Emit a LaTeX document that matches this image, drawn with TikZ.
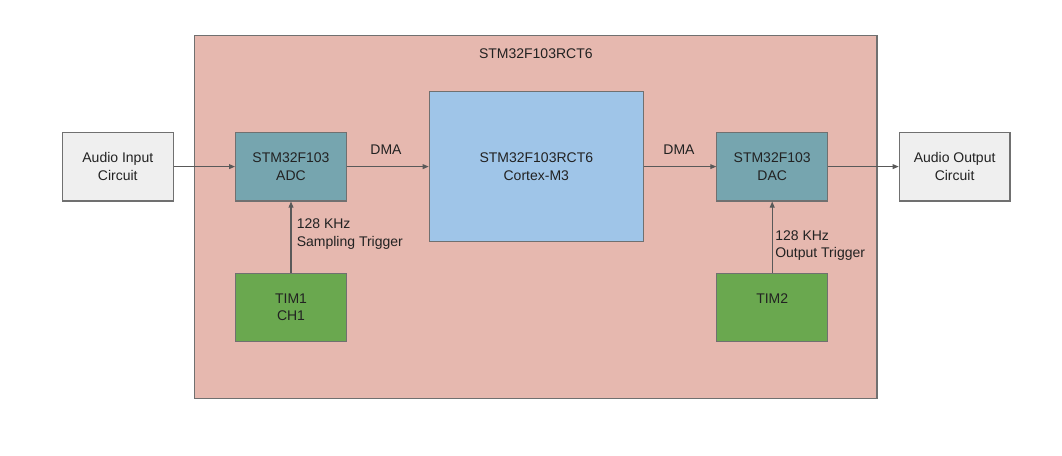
\documentclass[tikz,border=0pt]{standalone}
\usepackage{fontspec}
\setmainfont{Liberation Sans}
\usetikzlibrary{arrows.meta}
\definecolor{outerfill}{HTML}{E6B8AF}
\definecolor{audfill}{HTML}{EFEFEF}
\definecolor{convfill}{HTML}{76A5AF}
\definecolor{cpufill}{HTML}{9FC5E8}
\definecolor{timfill}{HTML}{6AA84F}
\definecolor{bordergray}{HTML}{707070}
\definecolor{linegray}{HTML}{595959}
\definecolor{txt}{HTML}{222222}
\tikzset{
  blk/.style={draw=bordergray, line width=0.9pt, align=center, text=txt,
    font=\fontsize{10.5}{13.3}\selectfont, inner sep=0pt,
    minimum width=83pt, minimum height=51.5pt},
  lbl/.style={text=txt, font=\fontsize{10.5}{13.3}\selectfont, inner sep=0pt},
  conn/.style={draw=linegray, line width=0.8pt, -{Triangle[length=4.5pt,width=3.6pt]}}
}
\begin{document}
\begin{tikzpicture}[x=0.75pt,y=-0.75pt]
\useasboundingbox (0,0) rectangle (1062,455);
\draw[draw=bordergray, line width=0.9pt, fill=outerfill] (194.7,35.3) rectangle (877,398.5);
\node[lbl] (title) at (535.8,54) {STM32F103RCT6};
\node[blk, fill=audfill] (audin) at (117.8,166.6) {Audio Input\\Circuit};
\node[blk, fill=convfill] (adc) at (291,166.6) {STM32F103\\ADC};
\node[blk, fill=timfill, minimum height=51pt] (tim1) at (291,307.3) {TIM1\\CH1};
\node[blk, fill=cpufill, minimum width=160.5pt, minimum height=112.5pt] (cpu) at (536.3,166.7) {STM32F103RCT6\\Cortex-M3};
\node[blk, fill=convfill] (dac) at (772.2,166.6) {STM32F103\\DAC};
\node[blk, fill=timfill, minimum height=51pt] (tim2) at (772.2,307.3) {TIM2\\\mbox{}};
\node[blk, fill=audfill] (audout) at (954.6,166.6) {Audio Output\\Circuit};
\draw[conn] (audin.east) -- (adc.west);
\draw[conn] (adc.east) -- (cpu.west |- adc.east);
\draw[conn] (cpu.east |- dac.west) -- (dac.west);
\draw[conn] (dac.east) -- (audout.west);
\draw[conn] (tim1.north) -- (adc.south);
\draw[conn] (tim2.north) -- (dac.south);
\node[lbl] (dma1) at (386,149.3) {DMA};
\node[lbl] (dma2) at (679,149.3) {DMA};
\node[lbl, anchor=west, align=left] (trig1) at (296.5,233.8) {128 KHz\\Sampling Trigger};
\node[lbl, anchor=west, align=left] (trig2) at (775,245.5) {128 KHz\\Output Trigger};
\end{tikzpicture}
\end{document}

^^^^^^^^^^^^^^^^

In your copy of the listing above, reproduce each line exactly and omit all pictures.

Emit a LaTeX document that matches this image, drawn with TikZ.
\documentclass[tikz,border=0pt]{standalone}
\usepackage{fontspec}
\setmainfont{Liberation Sans}
\usetikzlibrary{arrows.meta}
\definecolor{outerfill}{HTML}{E6B8AF}
\definecolor{audfill}{HTML}{EFEFEF}
\definecolor{convfill}{HTML}{76A5AF}
\definecolor{cpufill}{HTML}{9FC5E8}
\definecolor{timfill}{HTML}{6AA84F}
\definecolor{bordergray}{HTML}{707070}
\definecolor{linegray}{HTML}{595959}
\definecolor{txt}{HTML}{222222}
\tikzset{
  blk/.style={draw=bordergray, line width=0.9pt, align=center, text=txt,
    font=\fontsize{10.5}{13.3}\selectfont, inner sep=0pt,
    minimum width=83pt, minimum height=51.5pt},
  lbl/.style={text=txt, font=\fontsize{10.5}{13.3}\selectfont, inner sep=0pt},
  conn/.style={draw=linegray, line width=0.8pt, -{Triangle[length=4.5pt,width=3.6pt]}}
}
\begin{document}
\begin{tikzpicture}[x=0.75pt,y=-0.75pt]
\useasboundingbox (0,0) rectangle (1062,455);
\draw[draw=bordergray, line width=0.9pt, fill=outerfill] (194.7,35.3) rectangle (877,398.5);
\node[lbl] (title) at (535.8,54) {STM32F103RCT6};
\node[blk, fill=audfill] (audin) at (117.8,166.6) {Audio Input\\Circuit};
\node[blk, fill=convfill] (adc) at (291,166.6) {STM32F103\\ADC};
\node[blk, fill=timfill, minimum height=51pt] (tim1) at (291,307.3) {TIM1\\CH1};
\node[blk, fill=cpufill, minimum width=160.5pt, minimum height=112.5pt] (cpu) at (536.3,166.7) {STM32F103RCT6\\Cortex-M3};
\node[blk, fill=convfill] (dac) at (772.2,166.6) {STM32F103\\DAC};
\node[blk, fill=timfill, minimum height=51pt] (tim2) at (772.2,307.3) {TIM2\\\mbox{}};
\node[blk, fill=audfill] (audout) at (954.6,166.6) {Audio Output\\Circuit};
\draw[conn] (audin.east) -- (adc.west);
\draw[conn] (adc.east) -- (cpu.west |- adc.east);
\draw[conn] (cpu.east |- dac.west) -- (dac.west);
\draw[conn] (dac.east) -- (audout.west);
\draw[conn] (tim1.north) -- (adc.south);
\draw[conn] (tim2.north) -- (dac.south);
\node[lbl] (dma1) at (386,149.3) {DMA};
\node[lbl] (dma2) at (679,149.3) {DMA};
\node[lbl, anchor=west, align=left] (trig1) at (296.5,233.8) {128 KHz\\Sampling Trigger};
\node[lbl, anchor=west, align=left] (trig2) at (775,245.5) {128 KHz\\Output Trigger};
\end{tikzpicture}
\end{document}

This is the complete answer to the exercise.